Prior to December 2025, the Drivetime Show with Anthony Yammine aired on weekdays in the afternoon from 3 till 7 with frequent news and traffic updates. During the show, Anthony also read out the 'what's on guide' which is used throughout the station's broadcast schedule.

On December 1st 2025, Riviera Radio received a makeover, with a new logo and branding package based on that of Heart Radio in the UK. In addition, a new line-up was launched, with Heart Radio UK's Ant Payne now presenting from 10am to 1pm, Heart's Pandora Christie on afternoons from 1pm to 4pm, and Matt Wilkinson (also from Heart) from 4pm to 7pm. Both Pandora and Matt's shows overlap into each other's own Heart shows in the UK due to the time difference between the UK and France. In addition, Capital's Tom Watts took over as new host of Club Classics from 7pm to 12am, which previously aired without any presenters. In addition, Gold Radio's James Bassam presents a new weekend show every Saturday and Sunday from 2pm to 7pm.
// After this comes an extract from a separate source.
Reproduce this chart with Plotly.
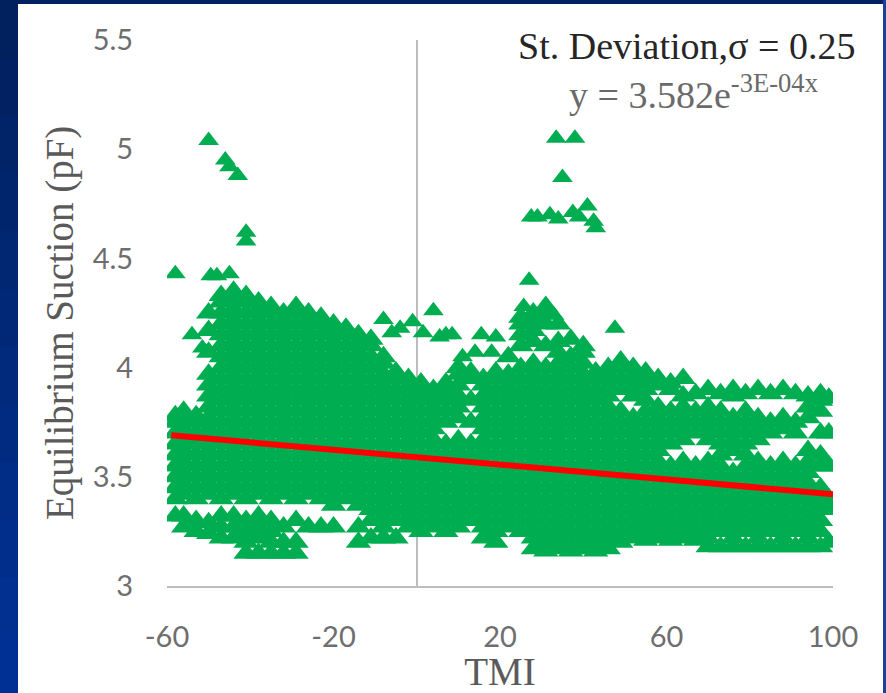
import plotly.graph_objects as go

# TMI position of each column of triangles
column_tmi = [-58,-56,-53,-50,-47,-44,-41,-38,-35,-32,-29,-26,-23,-20,-17,-14,-11,-8,-5,-2,
              1,4,7,10,13,16,19,22,25,28,31,34,37,40,43,46,49,52,55,58,61,64,67,70,73,76,79,
              82,85,88,91,94,97,99]

# Equilibrium suction values read in each column
column_suction = [
 [3.32,3.40,3.45,3.50,3.55,3.60,3.65,3.70,3.75,3.78],
 [3.27,3.32,3.42,3.47,3.52,3.57,3.62,3.67,3.72,3.77,3.80],
 [3.25,3.30,3.40,3.45,3.50,3.55,3.60,3.65,3.70,3.75,3.78],
 [3.24,3.29,3.42,3.47,3.52,3.57,3.62,3.67,3.72,3.77,3.82,3.87,3.92,3.97,4.07,4.17,4.25],
 [3.22,3.27,3.32,3.40,3.45,3.50,3.55,3.60,3.65,3.70,3.75,3.80,3.85,3.90,3.95,4.00,4.05,4.10,4.15,4.20,4.25,4.30,4.33],
 [3.22,3.27,3.32,3.42,3.47,3.52,3.57,3.62,3.67,3.72,3.77,3.82,3.87,3.92,3.97,4.02,4.07,4.12,4.17,4.22,4.27,4.32,4.35],
 [3.15,3.20,3.25,3.30,3.40,3.45,3.50,3.55,3.60,3.65,3.70,3.75,3.80,3.85,3.90,3.95,4.00,4.05,4.10,4.15,4.20,4.25,4.30,4.33],
 [3.15,3.22,3.27,3.32,3.42,3.47,3.52,3.57,3.62,3.67,3.72,3.77,3.82,3.87,3.92,3.97,4.02,4.07,4.12,4.17,4.22,4.27,4.30],
 [3.15,3.20,3.25,3.30,3.40,3.45,3.50,3.55,3.60,3.65,3.70,3.75,3.80,3.85,3.90,3.95,4.00,4.05,4.10,4.15,4.20,4.25,4.28],
 [3.15,3.20,3.27,3.42,3.47,3.52,3.57,3.62,3.67,3.72,3.77,3.82,3.87,3.92,3.97,4.02,4.07,4.12,4.17,4.22,4.25],
 [3.15,3.20,3.30,3.40,3.45,3.50,3.55,3.60,3.65,3.70,3.75,3.80,3.85,3.90,3.95,4.00,4.05,4.10,4.15,4.20,4.25,4.28],
 [3.27,3.42,3.47,3.52,3.57,3.62,3.67,3.72,3.77,3.82,3.87,3.92,3.97,4.02,4.07,4.12,4.17,4.22,4.25],
 [3.27,3.40,3.45,3.50,3.55,3.60,3.65,3.70,3.75,3.80,3.85,3.90,3.95,4.00,4.05,4.10,4.15,4.20,4.23],
 [3.27,3.37,3.42,3.47,3.52,3.57,3.62,3.67,3.72,3.77,3.82,3.87,3.92,3.97,4.02,4.07,4.12,4.17,4.20],
 [3.40,3.45,3.50,3.55,3.60,3.65,3.70,3.75,3.80,3.85,3.90,3.95,4.00,4.05,4.10,4.15,4.18],
 [3.20,3.27,3.37,3.42,3.47,3.52,3.57,3.62,3.67,3.72,3.77,3.82,3.87,3.92,3.97,4.02,4.07,4.12,4.15],
 [3.22,3.30,3.35,3.40,3.45,3.50,3.55,3.60,3.65,3.70,3.75,3.80,3.85,3.90,3.95,4.00,4.05,4.10,4.13],
 [3.22,3.27,3.32,3.37,3.42,3.47,3.52,3.57,3.62,3.67,3.72,3.77,3.82,3.87,3.92,3.97,4.02,4.05],
 [3.22,3.30,3.35,3.40,3.45,3.50,3.55,3.60,3.65,3.70,3.75,3.80,3.85,3.90,3.95,3.98],
 [3.27,3.32,3.37,3.42,3.47,3.52,3.57,3.62,3.67,3.72,3.77,3.82,3.87,3.92,3.95],
 [3.25,3.30,3.35,3.40,3.45,3.50,3.55,3.60,3.65,3.70,3.75,3.80,3.85,3.90,3.93],
 [3.27,3.32,3.37,3.42,3.47,3.52,3.57,3.62,3.67,3.72,3.77,3.82,3.87,3.90],
 [3.25,3.30,3.35,3.40,3.45,3.50,3.55,3.60,3.65,3.75,3.80,3.85,3.90,3.93],
 [3.27,3.32,3.37,3.42,3.47,3.52,3.57,3.62,3.67,3.77,3.82,3.87,3.92,3.97,4.00],
 [3.30,3.35,3.40,3.45,3.50,3.55,3.60,3.65,3.75,3.85,3.95,3.98],
 [3.22,3.27,3.32,3.37,3.42,3.47,3.52,3.57,3.62,3.67,3.72,3.77,3.82,3.87,3.92,3.95],
 [3.20,3.25,3.30,3.35,3.40,3.45,3.50,3.55,3.60,3.65,3.70,3.75,3.80,3.85,3.90,3.95,3.98],
 [3.27,3.32,3.37,3.42,3.47,3.52,3.57,3.62,3.67,3.72,3.77,3.82,3.87,3.92,3.97,4.05],
 [3.25,3.30,3.35,3.40,3.45,3.50,3.55,3.60,3.65,3.70,3.75,3.80,3.85,3.90,3.95,4.00,4.10,4.15,4.20,4.23],
 [3.17,3.22,3.27,3.32,3.37,3.42,3.47,3.52,3.57,3.62,3.67,3.72,3.77,3.82,3.87,3.92,3.97,4.02,4.12,4.17,4.22,4.25],
 [3.16,3.20,3.25,3.30,3.35,3.40,3.45,3.50,3.55,3.60,3.65,3.70,3.75,3.80,3.85,3.90,3.95,4.00,4.10,4.20,4.25,4.28],
 [3.17,3.22,3.27,3.32,3.37,3.42,3.47,3.52,3.57,3.62,3.67,3.72,3.77,3.82,3.87,3.92,3.97,4.02,4.07,4.12,4.20],
 [3.16,3.20,3.25,3.30,3.35,3.40,3.45,3.50,3.55,3.60,3.65,3.70,3.75,3.80,3.85,3.90,3.95,4.00,4.05,4.13],
 [3.17,3.22,3.27,3.32,3.37,3.42,3.47,3.52,3.57,3.62,3.67,3.72,3.77,3.82,3.87,3.92,3.97,4.02,4.07,4.10],
 [3.16,3.20,3.25,3.30,3.35,3.40,3.45,3.50,3.55,3.60,3.65,3.70,3.75,3.80,3.85,3.90,3.95,3.98],
 [3.17,3.22,3.27,3.32,3.37,3.42,3.47,3.52,3.57,3.62,3.67,3.72,3.77,3.82,3.87,3.92,3.97,4.00],
 [3.20,3.25,3.30,3.35,3.40,3.45,3.50,3.55,3.60,3.65,3.70,3.75,3.80,3.90,3.95,4.00,4.03],
 [3.22,3.27,3.32,3.37,3.42,3.47,3.52,3.57,3.62,3.67,3.72,3.77,3.87,3.92,3.97,4.00],
 [3.21,3.25,3.30,3.35,3.40,3.45,3.50,3.55,3.60,3.65,3.70,3.75,3.80,3.85,3.90,3.95,3.98],
 [3.22,3.27,3.32,3.37,3.42,3.47,3.52,3.57,3.62,3.67,3.72,3.77,3.82,3.92,3.95],
 [3.21,3.25,3.30,3.35,3.40,3.45,3.50,3.55,3.65,3.70,3.75,3.80,3.90,3.93],
 [3.22,3.27,3.32,3.37,3.42,3.47,3.52,3.57,3.67,3.72,3.77,3.82,3.87,3.95],
 [3.21,3.25,3.30,3.35,3.40,3.45,3.50,3.55,3.70,3.75,3.80,3.88],
 [3.18,3.22,3.27,3.32,3.37,3.42,3.47,3.52,3.57,3.67,3.72,3.77,3.82,3.90],
 [3.18,3.25,3.30,3.35,3.40,3.45,3.50,3.55,3.60,3.65,3.70,3.75,3.80,3.88],
 [3.18,3.22,3.27,3.32,3.37,3.42,3.47,3.52,3.62,3.67,3.72,3.77,3.87,3.90],
 [3.18,3.25,3.30,3.35,3.40,3.45,3.50,3.55,3.60,3.65,3.70,3.75,3.80,3.88],
 [3.18,3.22,3.27,3.32,3.37,3.42,3.47,3.52,3.57,3.67,3.72,3.77,3.90],
 [3.18,3.25,3.30,3.35,3.40,3.45,3.50,3.55,3.70,3.75,3.88],
 [3.18,3.22,3.27,3.32,3.37,3.42,3.47,3.52,3.57,3.72,3.77,3.90],
 [3.18,3.25,3.30,3.35,3.40,3.45,3.50,3.55,3.70,3.75,3.88],
 [3.18,3.22,3.27,3.32,3.37,3.42,3.47,3.52,3.57,3.62,3.77,3.82,3.87],
 [3.18,3.25,3.30,3.35,3.40,3.45,3.55,3.60,3.70,3.80,3.85,3.88],
 [3.20,3.35,3.40,3.55,3.70,3.86],
]

# Isolated triangles away from the main cloud
outlier_tmi = [-58,-54,-51.5,-50,-49.5,-48,-46,-45,-43,-41,-41,-45,
               -8,-6,-4,-1,1.5,4,5.5,7,8.5,11,14,15.5,18,19,
               27,25.7,33,33.5,35,38,32,29,27.5,34,37.5,39,41,42.5,43,47.6]
outlier_suction = [4.43,4.15,4.09,5.04,4.42,4.42,4.95,4.92,4.88,4.62,4.58,4.43,
                   4.22,4.16,4.18,4.21,4.16,4.26,4.14,4.15,4.15,4.05,4.07,4.15,4.07,4.14,
                   4.40,4.28,4.24,5.05,4.87,5.05,4.70,4.69,4.69,4.68,4.71,4.69,4.74,4.67,4.64,4.18]

trend_tmi = [-59, 100]
trend_suction = [3.69, 3.42]

x_ticks = [-60, -20, 20, 60, 100]
x_tick_labels = ["-60", "-20", "20", "60", "100"]
y_ticks = [3, 3.5, 4, 4.5, 5, 5.5]
y_tick_labels = ["3", "3.5", "4", "4.5", "5", "5.5"]
left_band_colors = ["#01205e","#012163","#012368","#01256d","#012672","#012877",
                    "#012a7c","#012b81","#012d86","#012e8b","#013090","#013095"]

points_x, points_y = [], []
for tmi, values in zip(column_tmi, column_suction):
    for value in values:
        points_x.append(tmi)
        points_y.append(value)

GREEN = "#00ad50"
fig = go.Figure()
fig.add_trace(go.Scatter(x=points_x, y=points_y, mode="markers", showlegend=False,
                         marker=dict(symbol="triangle-up", size=22, color=GREEN, line=dict(width=0))))
fig.add_trace(go.Scatter(x=outlier_tmi, y=outlier_suction, mode="markers", showlegend=False,
                         marker=dict(symbol="triangle-up", size=18, color=GREEN, line=dict(width=0))))
fig.add_trace(go.Scatter(x=trend_tmi, y=trend_suction, mode="lines", showlegend=False,
                         line=dict(color="#ff0000", width=6)))

W, H = 886, 693
L, R, T, B = 167, 53, 40, 107
def px(v): return (v - L) / (W - L - R)
def py(v): return (H - B - v) / (H - T - B)

shapes = [
    dict(type="rect", xref="paper", yref="paper", x0=px(0), x1=px(W), y0=py(4), y1=py(0),
         fillcolor="#012060", line_width=0, layer="below"),
    dict(type="rect", xref="paper", yref="paper", x0=px(883), x1=px(W), y0=py(H), y1=py(0),
         fillcolor="#1c3f9c", line_width=0, layer="below"),
]
n = len(left_band_colors)
for i, c in enumerate(left_band_colors):
    shapes.append(dict(type="rect", xref="paper", yref="paper", x0=px(0), x1=px(18),
                       y0=py(H * (i + 1) / n + 1), y1=py(H * i / n), fillcolor=c, line_width=0, layer="below"))

fig.update_layout(
    width=W, height=H, margin=dict(l=L, r=R, t=T, b=B, autoexpand=False),
    paper_bgcolor="#ffffff", plot_bgcolor="rgba(0,0,0,0)", showlegend=False, shapes=shapes,
    xaxis=dict(range=[-60, 100], tickvals=x_ticks, ticktext=x_tick_labels, showgrid=False, zeroline=True,
               zerolinecolor="#bdbdbd", zerolinewidth=1.5, showline=True, linecolor="#bdbdbd", linewidth=2,
               ticks="outside", ticklen=24, tickcolor="rgba(0,0,0,0)",
               tickfont=dict(family="Lato", size=29, color="#6e6e6e"),
               title=dict(text="TMI", font=dict(family="Liberation Serif", size=39, color="#5a5a5a"), standoff=0)),
    yaxis=dict(range=[3, 5.5], tickvals=y_ticks, ticktext=y_tick_labels, showgrid=False, zeroline=False,
               showline=False, ticks="outside", ticklen=27, tickcolor="rgba(0,0,0,0)",
               tickfont=dict(family="Lato", size=29, color="#6e6e6e")),
    annotations=[
        dict(text="Equilibrium Suction (pF)", xref="paper", yref="paper", x=px(60), y=py(323), showarrow=False,
             textangle=-90, xanchor="center", yanchor="middle",
             font=dict(family="Liberation Serif", size=39, color="#5a5a5a")),
        dict(text="St. Deviation,σ = 0.25", xref="paper", yref="paper", x=px(686), y=py(46), showarrow=False,
             xanchor="center", yanchor="middle", font=dict(family="Liberation Serif", size=38, color="#262626")),
        dict(text="y = 3.582e<sup>-3E-04x</sup>", xref="paper", yref="paper", x=px(693), y=py(92), showarrow=False,
             xanchor="center", yanchor="middle", font=dict(family="Liberation Serif", size=38, color="#6a6a6a")),
    ],
)
fig.write_html("out.html", config={"displayModeBar": False}, post_script="document.body.style.margin='0';")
On January 5th 2026, it was announced that eight other presenters would join the station, with Capital's Aimee Vivian hosting weekend breakfast live from Global's Leicester Square studios from 6-10am. Four current Heart DJs also joined the line-up, as Heart 10s breakfast host Adam O'Neill joined to host weekends 10-2pm, and current Heart 00s breakfast host Fia Tarrant would also do Riviera's Evening show Monday to Thursday from 7-10pm. Heart's Ben Atkinson will host weekday overnights from 1am to 4am, Simon Beale Heart 80s breakfast will also present Sunday afternoons 2-7pm. Meanwhile four Smooth Radio presenters joined, with Darren Parks becoming the new host of weekday early breakfast, and Tina Hobley hosting the Evening show on Sunday nights. A new 10pm-1am late show also launched, with Paul Phear hosting Mondays to Thursdays, and Gary Vincent doing so on Sundays.

On June 22nd 2026, Adam O'Neill joined Sarah Lycett on the breakfast show. The programme is now titled as The Full English Breakfast with Adam & Sarah.